■ **PROBLEM REQUIREMENTS**: Return every line below as is, leaving out the pictures.

>> Start MATERIAL PROVIDED

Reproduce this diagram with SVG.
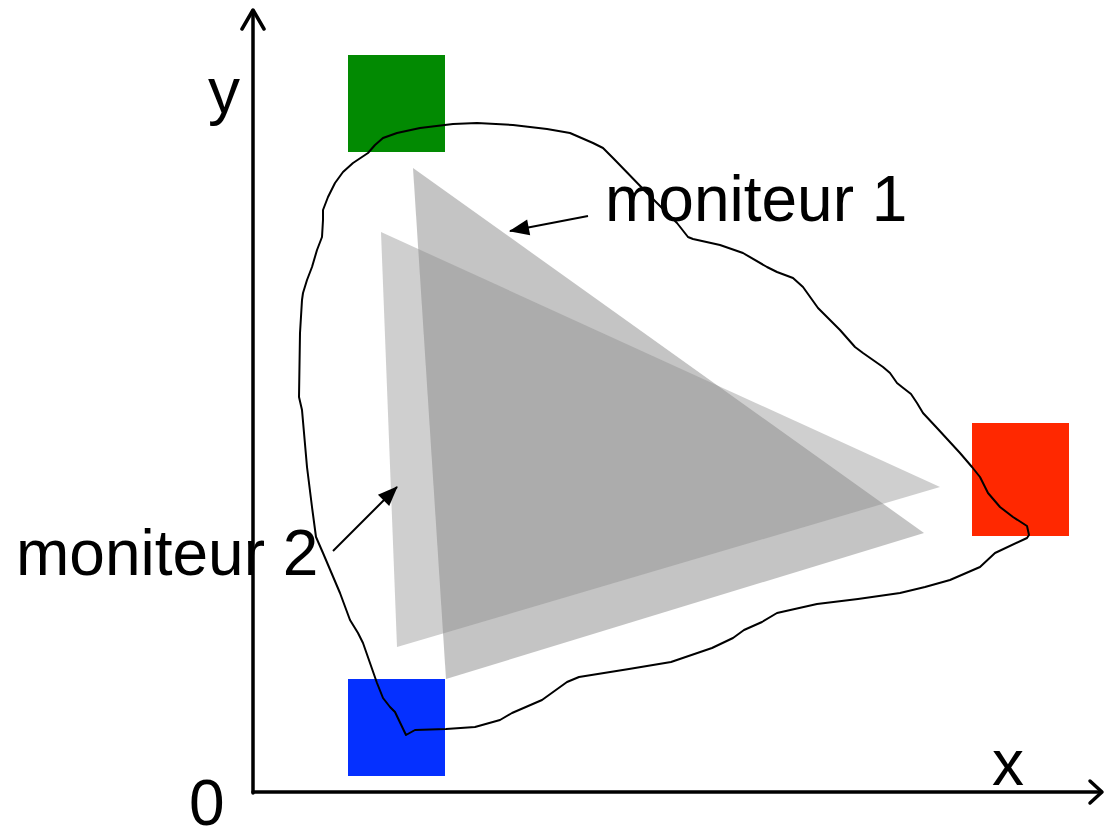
<svg xmlns="http://www.w3.org/2000/svg" width="1106" height="830" viewBox="0 0 1106 830">
<style>
text { font-family: "Liberation Sans", Arial, sans-serif; font-size: 64px; fill: #000; }
.axis { fill: none; stroke: #000; stroke-width: 3.5; stroke-linecap: round; stroke-linejoin: round; }
.lead { fill: none; stroke: #000; stroke-width: 2; }
.blob { fill: none; stroke: #000; stroke-width: 2; stroke-linejoin: round; }
</style>
<defs>
<marker id="ah" viewBox="0 0 20 16" refX="19" refY="8" markerWidth="20" markerHeight="16" markerUnits="userSpaceOnUse" orient="auto" overflow="visible">
<path d="M0,0 L20,8 L0,16 Z" fill="#000"/>
</marker>
</defs>
<rect width="1106" height="830" fill="#fff"/>
<g id="moniteur1-tri">
<polygon points="413,168 924,533 446,679" fill="#898989" fill-opacity="0.5"/>
</g>
<g id="moniteur2-tri">
<polygon points="381,232 940,487 397,647" fill="#898989" fill-opacity="0.407"/>
</g>
<g id="green"><rect x="348" y="55" width="97" height="97" fill="#028A02"/></g>
<g id="blue"><rect x="348" y="679" width="97" height="97" fill="#0530FF"/></g>
<g id="red"><rect x="972" y="423" width="97" height="113" fill="#FF2800"/></g>
<g id="gamut">
<path class="blob" d="M406,735 L415,730 L446,729 L475,727 L500,720 L512,713 L542,700 L567,682 L579,677 L629,669 L671,662 L712,648 L733,638 L744,630 L762,622 L777,613 L817,604 L858,599 L879,596 L900,593 L925,587 L950,580 L980,567 L995,553 L1027,538 L1029,535 L1027,526 L1013,517 L1000,507 L988,493 L985,487 L980,477 L972,467 L960,453 L937,428 L923,413 L917,403 L911,394 L902,387 L897,383 L890,373 L883,367 L863,353 L855,347 L840,330 L823,313 L818,308 L803,287 L793,278 L777,272 L767,267 L743,253 L720,245 L693,239 L688,237 L677,223 L647,193 L613,158 L603,148 L593,143 L570,133 L547,129 L513,125 L477,123 L453,124 L420,128 L397,133 L383,138 L375,145 L368,153 L353,163 L343,172 L335,183 L328,197 L323,210 L323,220 L322,237 L317,250 L312,267 L307,280 L303,293 L302,300 L300,333 L299,397 L302,410 L307,467 L312,507 L316,537 L323,553 L340,593 L350,620 L358,633 L363,643 L377,683 L383,698 L390,707 L395,712 Z"/>
</g>
<g id="axes">
<polyline class="axis" points="253,793 253,11"/>
<polyline class="axis" points="242,29 253,10 264,29"/>
<polyline class="axis" points="253,792 1101,792"/>
<polyline class="axis" points="1090,781 1102,792 1090,803"/>
</g>
<g id="connectors">
<line class="lead" x1="588" y1="216" x2="510" y2="231" marker-end="url(#ah)"/>
<line class="lead" x1="333" y1="551" x2="397" y2="487" marker-end="url(#ah)"/>
</g>
<g id="labels">
<text x="605" y="221">moniteur 1</text>
<text x="16" y="575">moniteur 2</text>
<text x="208" y="113">y</text>
<text x="992" y="785">x</text>
<text x="189" y="825">0</text>
</g>
</svg>
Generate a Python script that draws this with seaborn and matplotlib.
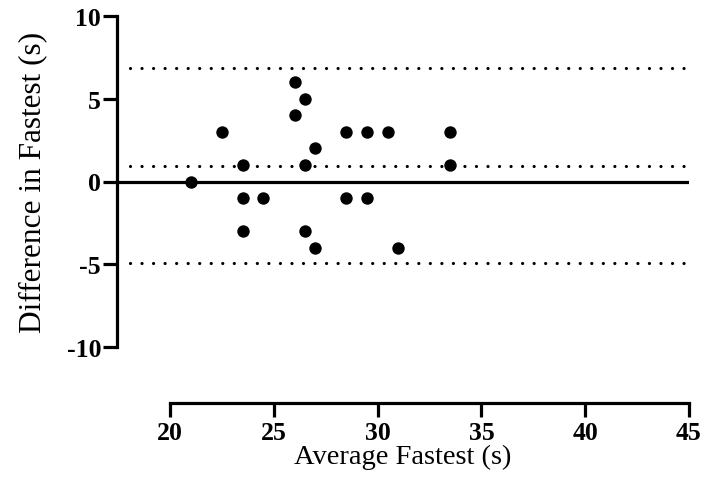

>> End MATERIAL PROVIDED

■ **FINAL RESULT**:
Reproduce this diagram with SVG.
<svg xmlns="http://www.w3.org/2000/svg" width="1106" height="830" viewBox="0 0 1106 830">
<style>
text { font-family: "Liberation Sans", Arial, sans-serif; font-size: 64px; fill: #000; }
.axis { fill: none; stroke: #000; stroke-width: 3.5; stroke-linecap: round; stroke-linejoin: round; }
.lead { fill: none; stroke: #000; stroke-width: 2; }
.blob { fill: none; stroke: #000; stroke-width: 2; stroke-linejoin: round; }
</style>
<defs>
<marker id="ah" viewBox="0 0 20 16" refX="19" refY="8" markerWidth="20" markerHeight="16" markerUnits="userSpaceOnUse" orient="auto" overflow="visible">
<path d="M0,0 L20,8 L0,16 Z" fill="#000"/>
</marker>
</defs>
<rect width="1106" height="830" fill="#fff"/>
<g id="moniteur1-tri">
<polygon points="413,168 924,533 446,679" fill="#898989" fill-opacity="0.5"/>
</g>
<g id="moniteur2-tri">
<polygon points="381,232 940,487 397,647" fill="#898989" fill-opacity="0.407"/>
</g>
<g id="green"><rect x="348" y="55" width="97" height="97" fill="#028A02"/></g>
<g id="blue"><rect x="348" y="679" width="97" height="97" fill="#0530FF"/></g>
<g id="red"><rect x="972" y="423" width="97" height="113" fill="#FF2800"/></g>
<g id="gamut">
<path class="blob" d="M406,735 L415,730 L446,729 L475,727 L500,720 L512,713 L542,700 L567,682 L579,677 L629,669 L671,662 L712,648 L733,638 L744,630 L762,622 L777,613 L817,604 L858,599 L879,596 L900,593 L925,587 L950,580 L980,567 L995,553 L1027,538 L1029,535 L1027,526 L1013,517 L1000,507 L988,493 L985,487 L980,477 L972,467 L960,453 L937,428 L923,413 L917,403 L911,394 L902,387 L897,383 L890,373 L883,367 L863,353 L855,347 L840,330 L823,313 L818,308 L803,287 L793,278 L777,272 L767,267 L743,253 L720,245 L693,239 L688,237 L677,223 L647,193 L613,158 L603,148 L593,143 L570,133 L547,129 L513,125 L477,123 L453,124 L420,128 L397,133 L383,138 L375,145 L368,153 L353,163 L343,172 L335,183 L328,197 L323,210 L323,220 L322,237 L317,250 L312,267 L307,280 L303,293 L302,300 L300,333 L299,397 L302,410 L307,467 L312,507 L316,537 L323,553 L340,593 L350,620 L358,633 L363,643 L377,683 L383,698 L390,707 L395,712 Z"/>
</g>
<g id="axes">
<polyline class="axis" points="253,793 253,11"/>
<polyline class="axis" points="242,29 253,10 264,29"/>
<polyline class="axis" points="253,792 1101,792"/>
<polyline class="axis" points="1090,781 1102,792 1090,803"/>
</g>
<g id="connectors">
<line class="lead" x1="588" y1="216" x2="510" y2="231" marker-end="url(#ah)"/>
<line class="lead" x1="333" y1="551" x2="397" y2="487" marker-end="url(#ah)"/>
</g>
<g id="labels">
<text x="605" y="221">moniteur 1</text>
<text x="16" y="575">moniteur 2</text>
<text x="208" y="113">y</text>
<text x="992" y="785">x</text>
<text x="189" y="825">0</text>
</g>
</svg>
Generate a Python script that draws this with seaborn and matplotlib.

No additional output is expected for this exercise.